Incident puts barriers in the spotlight again

It was a tight squeeze, even with hydraulic lifting, when this wide load had to pass a broken-down bus on the Princes Highway past Stratford last week.
It was a tight squeeze, even with hydraulic lifting, when this wide load had to pass a broken-down bus on the Princes Highway past Stratford last week.

AN incident that brought traffic to a standstill between Stratford to Bairnsdale last week has reignited calls for centre barriers to be removed on some sections of the Princes Highway.

Traffic was held up for more than half an hour on Monday morning when a bus parked in the emergency lane blocked a wide vehicle carrying a pre-fabricated house.
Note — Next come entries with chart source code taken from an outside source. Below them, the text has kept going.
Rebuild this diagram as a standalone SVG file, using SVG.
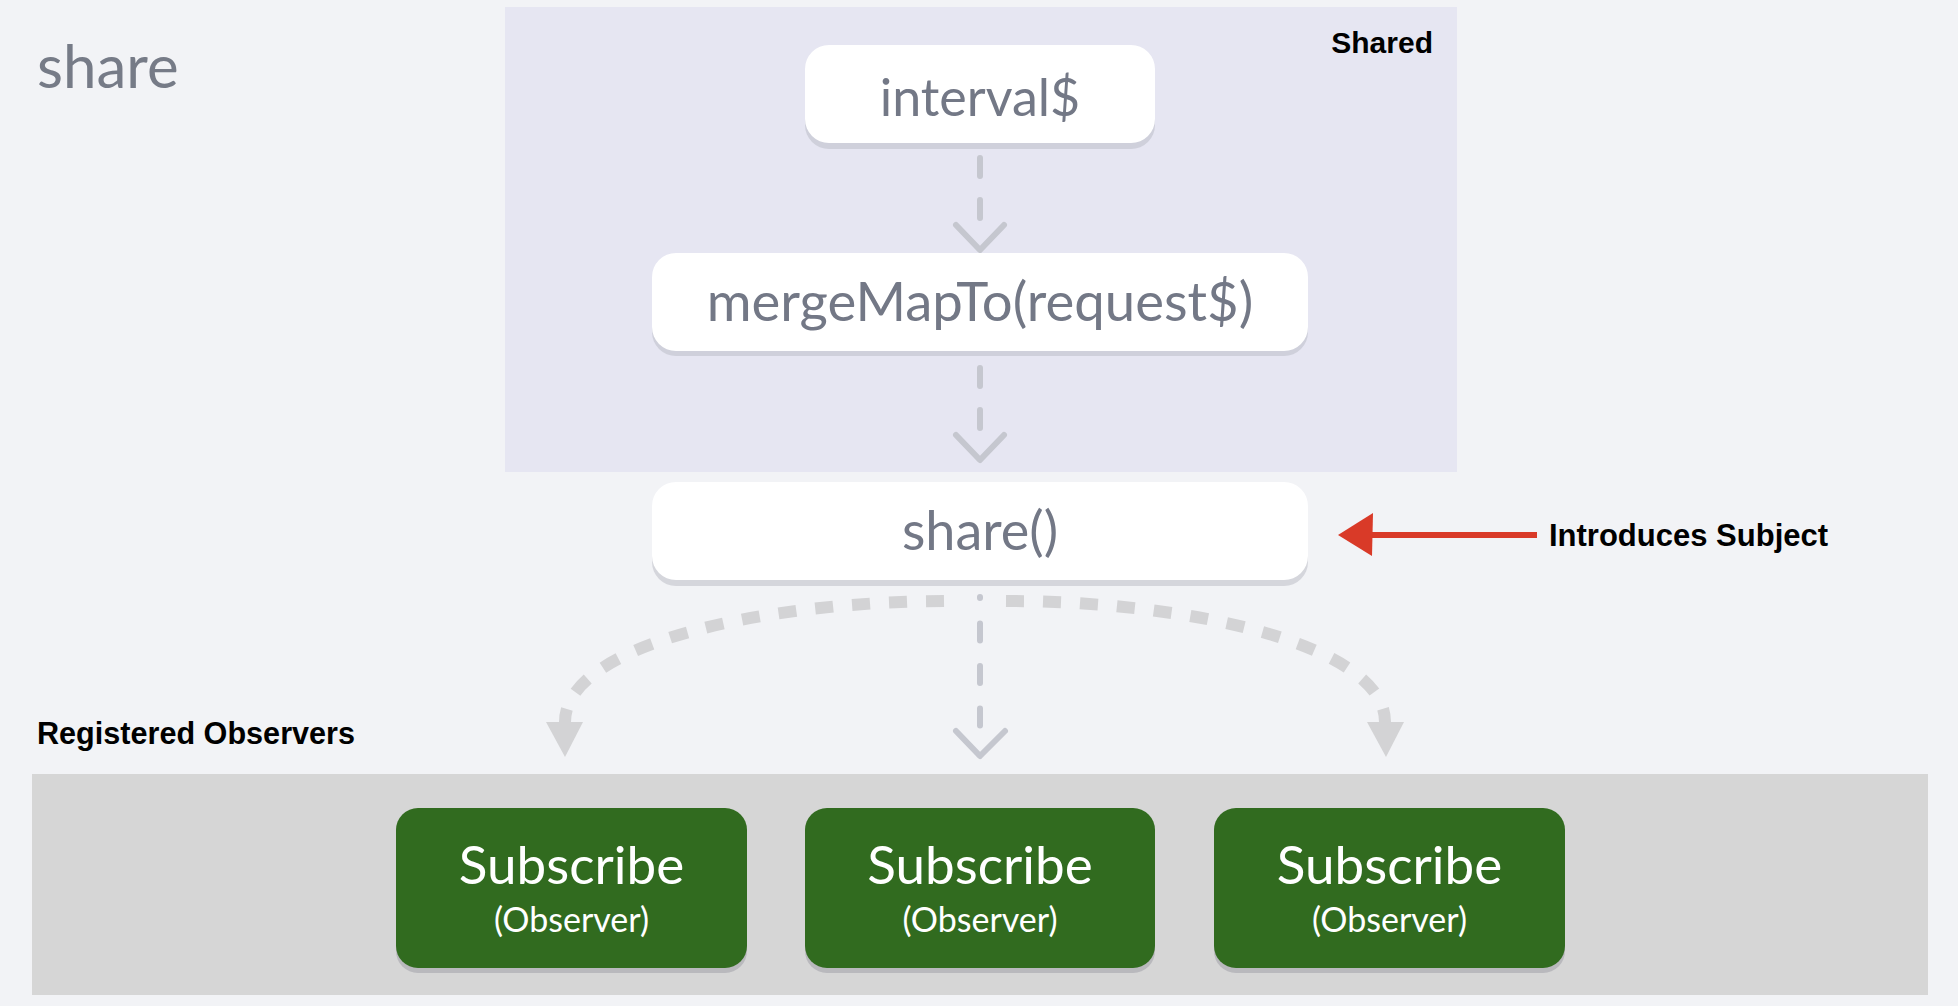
<svg xmlns="http://www.w3.org/2000/svg" width="1958" height="1006" viewBox="0 0 1958 1006">
<style>
.bg{fill:#f2f3f6}
.op{fill:#ffffff}
.opsh{fill:#cfd0db}
.optxt{font-family:Lato,"Open Sans",sans-serif;font-size:52px;fill:#737886;text-anchor:middle}
.lbl{font-family:"Liberation Sans",Arial,sans-serif;font-weight:bold;fill:#000000}
.sub{fill:#316b1f}
.subsh{fill:#b9b9bd}
.subt{font-family:Lato,"Open Sans",sans-serif;fill:#ffffff;text-anchor:middle}
.vdash{fill:none;stroke:#c5c7cf;stroke-width:6;stroke-linecap:round;stroke-dasharray:18 24}
.chev{fill:none;stroke:#c5c7cf;stroke-width:6;stroke-linecap:round;stroke-linejoin:round}
.arc{fill:none;stroke:#d3d3d5;stroke-width:12;stroke-dasharray:18 19}
.arch{fill:#d3d3d5}
</style>
<rect class="bg" x="0" y="0" width="1958" height="1006"/>
<g id="title">
<text x="37" y="88" font-family="Lato,'Open Sans',sans-serif" font-size="60" fill="#767b87">share</text>
</g>
<g id="shared-panel">
<rect x="505" y="7" width="952" height="465" fill="#e6e6f2"/>
<text class="lbl" x="1433" y="53" font-size="30" text-anchor="end">Shared</text>
</g>
<g id="observers-panel">
<text class="lbl" x="37" y="744" font-size="30.6">Registered Observers</text>
<rect x="32" y="774" width="1896" height="221" fill="#d6d6d6"/>
</g>
<g id="connectors">
<path class="vdash" d="M980 158 L980 219"/>
<polyline class="chev" points="956,225 980,250 1004,225"/>
<path class="vdash" d="M980 368 L980 429"/>
<polyline class="chev" points="956,435 980,460 1004,435"/>
<path class="vdash" d="M980 597 L980 728" style="stroke-dasharray:17 25.5;stroke-dashoffset:16"/>
<polyline class="chev" points="956,731 980,756 1005,731"/>
<path class="arc" d="M944 601 C760 602 565 645 565 722"/>
<polygon class="arch" points="546,722 583,722 565,757"/>
<path class="arc" d="M1006 601 C1190 601 1385 645 1385 722"/>
<polygon class="arch" points="1367,722 1404,722 1386,757"/>
<g id="red-arrow">
<path d="M1370 535 L1537 535" stroke="#d93a28" stroke-width="6" fill="none"/>
<polygon points="1338,535 1373,513 1372,556" fill="#d93a28"/>
</g>
</g>
<g id="node-interval">
<rect class="opsh" x="805" y="51" width="350" height="98" rx="24"/>
<rect class="op" x="805" y="45" width="350" height="98" rx="24"/>
<text class="optxt" x="980" y="116">interval$</text>
</g>
<g id="node-mergemap">
<rect class="opsh" x="652" y="258" width="656" height="98" rx="24"/>
<rect class="op" x="652" y="253" width="656" height="98" rx="24"/>
<text class="optxt" x="980" y="321" style="font-size:54.5px">mergeMapTo(request$)</text>
</g>
<g id="node-share">
<rect x="652" y="488" width="656" height="98" rx="24" fill="#d5d6dc"/>
<rect class="op" x="652" y="482" width="656" height="98" rx="24"/>
<text class="optxt" x="980" y="550" style="font-size:54px">share()</text>
</g>
<g id="introduces-label">
<text class="lbl" x="1549" y="546" font-size="31">Introduces Subject</text>
</g>
<g id="node-sub1">
<rect class="subsh" x="396" y="813" width="351" height="160" rx="22"/>
<rect class="sub" x="396" y="808" width="351" height="160" rx="22"/>
<text class="subt" x="571.5" y="884" font-size="53">Subscribe</text>
<text class="subt" x="571.5" y="932" font-size="34">(Observer)</text>
</g>
<g id="node-sub2">
<rect class="subsh" x="805" y="813" width="350" height="160" rx="22"/>
<rect class="sub" x="805" y="808" width="350" height="160" rx="22"/>
<text class="subt" x="980" y="884" font-size="53">Subscribe</text>
<text class="subt" x="980" y="932" font-size="34">(Observer)</text>
</g>
<g id="node-sub3">
<rect class="subsh" x="1214" y="813" width="351" height="160" rx="22"/>
<rect class="sub" x="1214" y="808" width="351" height="160" rx="22"/>
<text class="subt" x="1389.5" y="884" font-size="53">Subscribe</text>
<text class="subt" x="1389.5" y="932" font-size="34">(Observer)</text>
</g>
</svg>
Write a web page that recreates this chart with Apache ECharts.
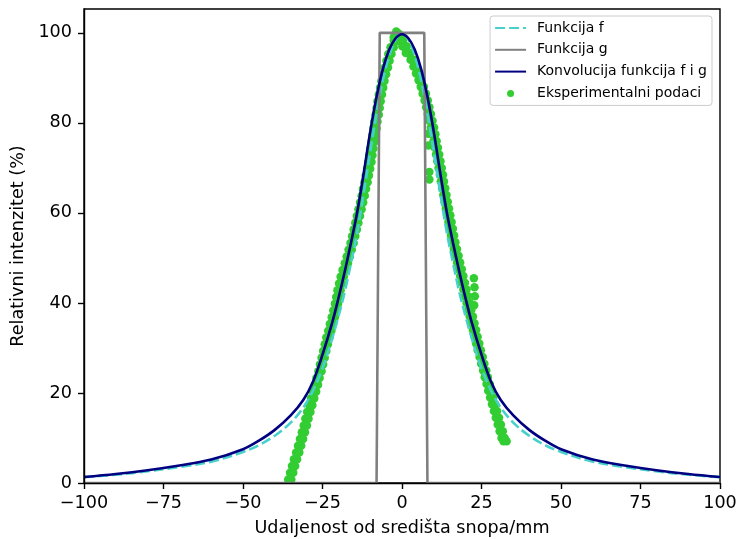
<!DOCTYPE html>
<html>
<head>
<meta charset="utf-8">
<script src="https://cdn.jsdelivr.net/npm/echarts@6/dist/echarts.min.js"></script>
<style>
  html, body { margin: 0; padding: 0; background: #fff; }
  #chart { width: 739px; height: 539px; }
</style>
</head>
<body>
<div id="chart"></div>
<script>
// tick labels
const xTicks = [-100, -75, -50, -25, 0, 25, 50, 75, 100];
const yTicks = [0, 20, 40, 60, 80, 100];

const curveX = [-100, -90, -80, -70, -60, -50, -45, -40, -35, -31, -28, -25, -22, -20, -18, -16, -14, -12, -10, -8, -6, -4, -2,
  0, 2, 4, 6, 8, 10, 12, 14, 16, 18, 20, 22, 25, 28, 31, 35, 40, 45, 50, 60, 70, 80, 90, 100];
const fY = [1.3, 1.85, 2.6, 3.55, 4.75, 6.9, 8.4, 10.5, 13.4, 16.8, 20.5, 25.5, 32, 37, 42.5, 49, 56, 64.5, 73.5, 82, 89.5, 95, 98.5,
  100, 98.5, 95, 89.5, 82, 73.5, 64.5, 56, 49, 42.5, 37, 32, 25.5, 20.5, 16.8, 13.4, 10.5, 8.4, 6.9, 4.75, 3.55, 2.6, 1.85, 1.3];
const convY = [1.33, 2.0, 2.85, 3.9, 5.2, 7.5, 9.4, 11.8, 15.0, 18.5, 22.5, 28.5, 35.5, 41.0, 47.0, 53.5, 60.5, 69.0, 78.0, 85.8, 92.0, 96.3, 98.8,
  99.7, 98.8, 96.3, 92.0, 85.8, 78.0, 69.0, 60.5, 53.5, 47.0, 41.0, 35.5, 28.5, 22.5, 18.5, 15.0, 11.8, 9.4, 7.5, 5.2, 3.9, 2.85, 2.0, 1.33];

const gX = [-100, -8, -7, 7, 8, 100];
const gY = [0, 0, 100, 100, 0, 0];

// experimental points: left flank (two points per level)
const expLeftY = [0.8, 2.3, 3.8, 5.3, 6.8, 8.3, 9.8, 11.3, 12.8, 14.3, 15.8, 17.3, 18.8, 20.3, 21.8, 23.3, 24.8, 26.3, 27.8, 29.3,
  30.8, 32.3, 33.8, 35.3, 36.8, 38.3, 39.8, 41.3, 42.8, 44.3, 45.8, 47.3, 48.8, 50.3, 51.8, 53.3, 54.8, 56.3, 57.8, 59.3,
  60.8, 62.3, 63.8, 65.3, 66.8, 68.3, 69.8, 71.3, 72.8, 74.3, 75.8, 77.3, 78.8, 80.3, 81.8, 83.3, 84.8, 86.3, 87.8, 89.3,
  90.8, 92.3, 93.8, 95.3, 96.8, 98.3, 99.6];
const expLeftXa = [-35.8, -35.2, -34.6, -34.0, -33.3, -32.7, -32.1, -31.5, -30.9, -30.4, -29.8, -29.2, -28.6, -28.0, -27.4, -26.9, -26.3, -25.8, -25.3, -24.8,
  -24.3, -23.8, -23.2, -22.7, -22.1, -21.6, -21.1, -20.7, -20.3, -19.8, -19.3, -18.7, -18.0, -17.4, -16.8, -16.2, -15.7, -15.2, -14.7, -14.2,
  -13.7, -13.2, -12.7, -12.3, -11.8, -11.4, -11.0, -10.6, -10.3, -10.0, -9.6, -9.3, -9.0, -8.7, -8.3, -8.0, -7.7, -7.3, -6.9, -6.5,
  -6.0, -5.4, -4.9, -4.3, -3.6, -2.6, -1.8];
const expLeftXb = [-34.8, -34.2, -33.6, -33.0, -32.3, -31.7, -31.1, -30.5, -29.9, -29.4, -28.8, -28.2, -27.6, -27.0, -26.4, -25.9, -25.3, -24.8, -24.3, -23.8,
  -23.3, -22.8, -22.2, -21.7, -21.1, -20.6, -20.1, -19.7, -19.3, -18.8, -18.3, -17.7, -17.0, -16.4, -15.8, -15.2, -14.7, -14.2, -13.7, -13.2,
  -12.7, -12.2, -11.7, -11.3, -10.8, -10.4, -10.0, -9.6, -9.3, -9.0, -8.6, -8.3, -8.0, -7.7, -7.3, -7.0, -6.7, -6.3, -5.9, -5.5,
  -5.0, -4.4, -3.9, -3.3, -2.6, -1.6, -0.8];

// experimental points: right flank (two points per level)
const expRightY = [97.0, 95.5, 94.0, 92.5, 91.0, 89.5, 88.0, 86.5, 85.0, 83.5, 82.0, 80.5, 79.0, 77.5, 76.0, 74.5, 73.0, 71.5, 70.0, 68.5,
  67.0, 65.5, 64.0, 62.5, 61.0, 59.5, 58.0, 56.5, 55.0, 53.5, 52.0, 50.5, 49.0, 47.5, 46.0, 44.5, 43.0, 41.5, 40.0, 38.5,
  37.0, 35.5, 34.0, 32.5, 31.0, 29.5, 28.0, 26.5, 25.0, 23.5, 22.0, 20.5, 19.0, 17.5, 16.0, 14.5, 13.0, 11.5, 10.0, 9.3];
const expRightXa = [0.5, 1.7, 2.7, 3.6, 4.4, 5.2, 5.9, 6.5, 7.1, 7.6, 8.1, 8.6, 9.1, 9.5, 9.9, 10.3, 10.7, 11.1, 11.5, 11.9,
  12.2, 12.6, 13.0, 13.4, 13.8, 14.2, 14.6, 15.0, 15.4, 15.8, 16.3, 16.8, 17.3, 17.8, 18.3, 18.8, 19.3, 19.8, 20.3, 20.8,
  21.3, 21.8, 22.3, 22.8, 23.3, 23.8, 24.4, 24.9, 25.5, 26.0, 26.6, 27.1, 27.7, 28.3, 28.9, 29.5, 30.1, 30.7, 31.3, 31.9];
const expRightXb = [1.5, 2.7, 3.7, 4.6, 5.4, 6.2, 6.9, 7.5, 8.1, 8.6, 9.1, 9.6, 10.1, 10.5, 10.9, 11.3, 11.7, 12.1, 12.5, 12.9,
  13.2, 13.6, 14.0, 14.4, 14.8, 15.2, 15.6, 16.0, 16.4, 16.8, 17.3, 17.8, 18.3, 18.8, 19.3, 19.8, 20.3, 20.8, 21.3, 21.8,
  22.3, 22.8, 23.3, 23.8, 24.3, 24.8, 25.4, 25.9, 26.5, 27.0, 27.6, 28.1, 28.7, 29.3, 29.9, 30.5, 31.1, 31.7, 32.3, 32.9];

// experimental points: peak cluster, bump and stray points
const expExtraX = [-2.6, -1.8, -1.0, -0.3, 0.3, 0.1, 0.8, 1.2, -1.5, 22.6, 22.8, 22.9, 22.7, 8.3, 8.3, 8.6, 8.6];
const expExtraY = [99.0, 100.3, 99.8, 99.2, 98.3, 97.0, 96.8, 95.5, 98.2, 45.5, 43.5, 41.5, 39.5, 77.6, 75.0, 69.1, 67.4];

const zip = (xs, ys) => xs.map((x, i) => [x, ys[i]]);
const font = 'DejaVu Sans';
const minus = v => String(v).replace('-', '\u2212');

const expPoints = [].concat(
  zip(expLeftXa, expLeftY), zip(expLeftXb, expLeftY),
  zip(expRightXa, expRightY), zip(expRightXb, expRightY),
  zip(expExtraX, expExtraY)
);

const chart = echarts.init(document.getElementById('chart'));
chart.setOption({
  animation: false,
  backgroundColor: '#fff',
  grid: {
    left: 84, right: 19, top: 9, bottom: 56,
    containLabel: false,
    outerBoundsMode: 'none',
    show: true,
    borderColor: '#000',
    borderWidth: 1.4
  },
  legend: {
    orient: 'vertical',
    right: 27,
    top: 16,
    padding: [5, 5, 5, 4],
    itemGap: 7.8,
    itemWidth: 31,
    itemHeight: 7,
    borderColor: '#cccccc',
    borderWidth: 1,
    borderRadius: 3,
    backgroundColor: 'rgba(255,255,255,0.8)',
    textStyle: { fontFamily: font, fontSize: 14, color: '#000', padding: [0, 0, 0, 6] },
    data: [
      { name: 'Funkcija f', itemStyle: { opacity: 0 } },
      { name: 'Funkcija g', itemStyle: { opacity: 0 } },
      { name: 'Konvolucija funkcija f i g', itemStyle: { opacity: 0 } },
      { name: 'Eksperimentalni podaci' }
    ]
  },
  xAxis: {
    type: 'value',
    min: -100,
    max: 100,
    z: 5,
    name: 'Udaljenost od središta snopa/mm',
    nameLocation: 'middle',
    nameGap: 36,
    nameTextStyle: { fontFamily: font, fontSize: 17.6, color: '#000' },
    splitLine: { show: false },
    axisLine: { onZero: false, lineStyle: { color: '#000', width: 1.4 } },
    axisTick: { customValues: xTicks, length: 6, lineStyle: { color: '#000', width: 1.4 } },
    axisLabel: { customValues: xTicks, margin: 11, fontFamily: font, fontSize: 17.6, color: '#000', formatter: minus }
  },
  yAxis: {
    type: 'value',
    min: 0,
    max: 105.3,
    z: 5,
    name: 'Relativni intenzitet (%)',
    nameLocation: 'middle',
    nameGap: 50,
    nameTextStyle: { fontFamily: font, fontSize: 17.6, color: '#000' },
    splitLine: { show: false },
    axisLine: { show: true, onZero: false, lineStyle: { color: '#000', width: 1.4 } },
    axisTick: { show: true, customValues: yTicks, length: 6, lineStyle: { color: '#000', width: 1.4 } },
    axisLabel: { customValues: yTicks, margin: 12, fontFamily: font, fontSize: 17.6, color: '#000' }
  },
  series: [
    {
      name: 'Funkcija f',
      type: 'line',
      z: 3,
      data: zip(curveX, fY),
      symbol: 'none',
      smooth: 0.35,
      color: '#48d1cc',
      lineStyle: { color: '#48d1cc', width: 2.6, type: [10, 4] }
    },
    {
      name: 'Funkcija g',
      type: 'line',
      z: 3,
      data: zip(gX, gY),
      symbol: 'none',
      color: '#808080',
      lineStyle: { color: '#808080', width: 2.6 }
    },
    {
      name: 'Konvolucija funkcija f i g',
      type: 'line',
      z: 4,
      data: zip(curveX, convY),
      symbol: 'none',
      smooth: 0.35,
      color: '#000080',
      lineStyle: { color: '#000080', width: 2.6 }
    },
    {
      name: 'Eksperimentalni podaci',
      type: 'scatter',
      z: 2,
      data: expPoints,
      symbol: 'circle',
      symbolSize: 8.5,
      itemStyle: { color: '#32cd32', opacity: 1 }
    }
  ]
});
</script>
</body>
</html>
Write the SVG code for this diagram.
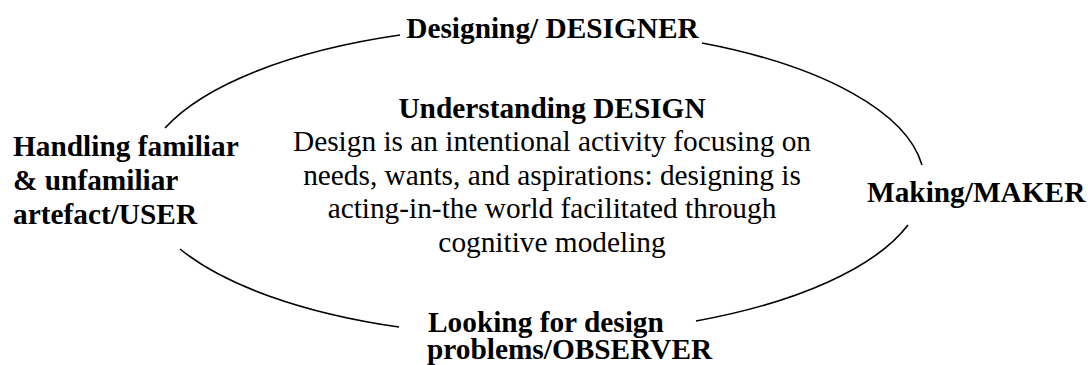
<svg xmlns="http://www.w3.org/2000/svg" width="1088" height="365" viewBox="0 0 1088 365">
  <style>
    .arc { fill: none; stroke: #000; stroke-width: 1.6; }
    .lbl { font-family: "Liberation Serif", "Times New Roman", serif; font-size: 29.33px; font-weight: bold; fill: #000; }
    .body { font-family: "Liberation Serif", "Times New Roman", serif; font-size: 29.33px; fill: #000; }
    .mid { text-anchor: middle; }
  </style>
  <rect width="1088" height="365" fill="#fff"/>

  <!-- cycle ring: four elliptical segments broken around the role labels -->
  <g id="connectors">
    <path class="arc" d="M165,128 A393,155 0 0 1 400,35"/>
    <path class="arc" d="M702,43 A393,155 0 0 1 922,165"/>
    <path class="arc" d="M908,225 A393,155 0 0 1 696,321"/>
    <path class="arc" d="M399,327 A393,155 0 0 1 180,249"/>
  </g>

  <g id="designer">
    <text class="lbl mid" x="552.5" y="38">Designing/ DESIGNER</text>
  </g>

  <g id="maker">
    <text class="lbl" x="867" y="201.5">Making/MAKER</text>
  </g>

  <g id="observer">
    <text class="lbl" x="428" y="332">Looking for design</text>
    <text class="lbl" x="427" y="359">problems/OBSERVER</text>
  </g>

  <g id="user">
    <text class="lbl" x="13" y="156">Handling familiar</text>
    <text class="lbl" x="13" y="190">&amp; unfamiliar</text>
    <text class="lbl" x="13" y="224">artefact/USER</text>
  </g>

  <g id="understanding">
    <text class="lbl mid" x="552" y="117.5">Understanding DESIGN</text>
    <text class="body mid" x="552" y="151">Design is an intentional activity focusing on</text>
    <text class="body mid" x="552" y="184.5">needs, wants, and aspirations: designing is</text>
    <text class="body mid" x="552" y="218">acting-in-the world facilitated through</text>
    <text class="body mid" x="552" y="251.5">cognitive modeling</text>
  </g>
</svg>
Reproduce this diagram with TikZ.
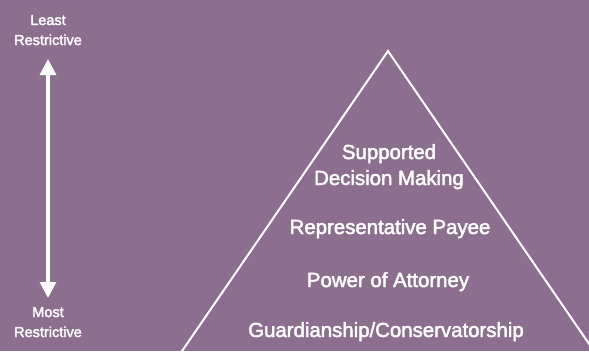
\documentclass[tikz,border=0pt]{standalone}
\usepackage{fontspec}
\setmainfont{Liberation Sans}
\newfontfamily\heavysans[FakeBold=2.2]{Liberation Sans}
\usetikzlibrary{arrows.meta}
\definecolor{bgplum}{RGB}{140,110,142}
\begin{document}
\begin{tikzpicture}[x=1pt,y=-1pt,
  tierlabel/.style={text=white,font=\heavysans\fontsize{20.4}{26}\selectfont,align=center,inner sep=0pt},
  sidelabel/.style={text=white,font=\heavysans\fontsize{14.5}{20}\selectfont,align=center,inner sep=0pt},
  outline/.style={draw=white,line width=2pt,line join=miter},
  scalearrow/.style={draw=white,line width=3.3pt,
    {Triangle[width=16pt,length=16pt]}-{Triangle[width=16pt,length=16pt]}}]
  % background and page frame
  \fill[bgplum] (0,0) rectangle (589,351);
  \useasboundingbox (0,0) rectangle (589,351);

  % pyramid outline, running off the lower edge
  \begin{scope}
    \clip (0,0) rectangle (589,351);
    \coordinate (apex) at (388,51);
    \coordinate (baseL) at (180,354);
    \coordinate (baseR) at (596,354);
    \draw[outline] (baseL) -- (apex) -- (baseR);
  \end{scope}

  % tiers of the pyramid
  \node[tierlabel,anchor=base] (sdm) at (389,159) {Supported};
  \node[tierlabel,anchor=base] (sdm2) at (389,185) {Decision Making};
  \node[tierlabel,anchor=base] (payee) at (390,234) {Representative Payee};
  \node[tierlabel,anchor=base] (poa) at (388,287) {Power of Attorney};
  \node[tierlabel,anchor=base] (guard) at (386,337) {Guardianship/Conservatorship};

  % restrictiveness scale
  \node[sidelabel,anchor=base] (least) at (48,25) {Least};
  \node[sidelabel,anchor=base] (least2) at (48,45) {Restrictive};
  \node[sidelabel,anchor=base] (most) at (48,317) {Most};
  \node[sidelabel,anchor=base] (most2) at (48,337) {Restrictive};
  \coordinate (up) at (48,59);
  \coordinate (down) at (48,298);
  \draw[scalearrow] (up) -- (down);
\end{tikzpicture}
\end{document}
Despite the bus driver parking the broken-down bus as far off the road as possible, the 4.5 metrewide load was initially unable to pass until its hydraulic trailer was able to lift it clear of the barriers.

The driver of the truck's escort vehicle, Ray Akers, said traffic quickly banked up, but would have been stuck for hours longer had the trailer not had hydraulic capacity.

He said the accident highlighted that centre road barriers were not suitable or practical for single-lane roads.

Mr Akers said wide loads often used the Princes Highway, with trailers regularly taking pre-fabricated houses from a factory in Stratford to sites around Australia.

"It's not hard to see that there are places where these centre road barriers don't belong," he said.

"I use that section of the road almost daily, and I see a lot of wide vehicles that could block an entire lane."

Regional Roads Victoria's safe system road infrastructure program director, Scott Lawrence, said it was looking at installing more pull-over areas, and would be increasing the break in barriers at driveways to provide easier access to properties and improve visibility.

But he ruled out removing the installed centre road barriers.

The Princes Highway between Stratford and Bairnsdale has been identified as one of the highest risk roads in the state.

Mr Lawrence said to reduce the likelihood of serious and fatal crashes, RRV installed flexible safety barriers, which were proven to reduce the likelihood of fatal crashes by up to 85 per cent.

"This centreline barrier is installed with regular breaks to ensure vehicles have access to the other lane where needed, such as in an emergency," he said.

At minimum, there is a break in the centreline barrier every kilometre.

Ms Lawrence said when a driver needed to pull over where flexible centreline safety barriers were installed, every effort was made to provide sufficient space for other vehicles to pass with a minimum distance between centre and left side barriers of seven metres - the equivalent of two freeway lanes.

However, he said in the event of an oversized vehicle such as a 3.5m-wide truck being involved this was not always possible, as was the case on many single lane roads.

"Along this section of the Princes Highway we have taken into consideration the community's feedback and the results of a thorough risk assessment - including the past crash history of the road - and are installing the remaining left-hand-side barrier in high-risk areas only.

"This will involve installing barriers where there are roadside hazards, such as clusters of trees, to prevent run-off-road crashes.

"We're also looking at installing more pull-over areas, and we'll be increasing the break in barriers at driveways to provide easier access to properties and improve visibility.

"These changes strike a balance between the community's feedback and improving safety."

The Princes Highway between Sale and Bairnsdale was previously one of the highest-risk roads in the state, with five people killed and 17 seriously injured in the five years to 2015.